The standard advice is to budget an additional 5% of the property's purchase price for all transaction costs combined. On a $550,000 property, that's $27,500 in transaction costs — separate from your deposit. Total cash required at purchase: $27,500 (5% deposit) + $27,500 (transaction costs) = $55,000, significantly reduced if stamp duty is fully exempt in your state.

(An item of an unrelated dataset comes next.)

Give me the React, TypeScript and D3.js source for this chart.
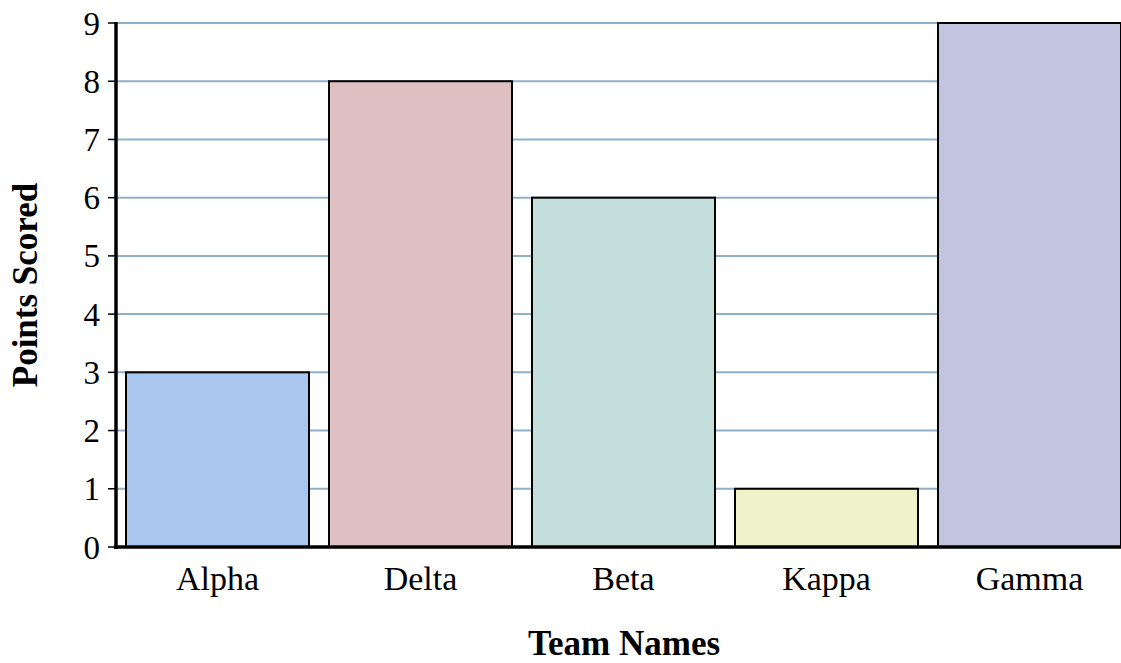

I got my PR in 2023 and bought in Adelaide's northern suburbs in 2025. Took me two years of saving $1,400 a month while renting a cheap share house. Used the 5% deposit scheme, got the $15,000 SA first home owner grant, and paid zero stamp duty. My deposit was $26,000 and I was in the door. It's not a glamorous suburb and it's not a big house. But it's mine and the mortgage is less than the rent I was paying in Melbourne.
The Bottom Line
Buying property in Australia after permanent residency is not impossible — but it requires honest city selection and realistic expectations about what $70,000 per year can and cannot buy.
Sydney and central Brisbane are genuinely out of reach for most single-income first home buyers in 2026. That's not a failure of effort or savings discipline — it's an arithmetic problem that no deposit scheme fixes when the borrowing capacity gap is $200,000+.
Adelaide, Darwin, Perth's outer suburbs, and Melbourne's outer west are different calculations. With the 5% deposit scheme, the First Home Super Saver Scheme, state grants, and stamp duty exemptions stacked together, a focused saver on $70,000 can reach a realistic entry point in two to three years in these markets. The mortgage repayments on a $450,000–$550,000 loan are often comparable to or lower than the rent on a share house room in Sydney or Melbourne.
The property market in Australia will continue to move while you're saving. But the direction of government policy since 2025 — expanding the deposit scheme, removing income caps, increasing FHOG amounts — is clearly aimed at reducing the deposit barrier rather than the price barrier. Use every scheme available. Choose your city with the maths in front of you. And remember that the first property doesn't have to be the forever property.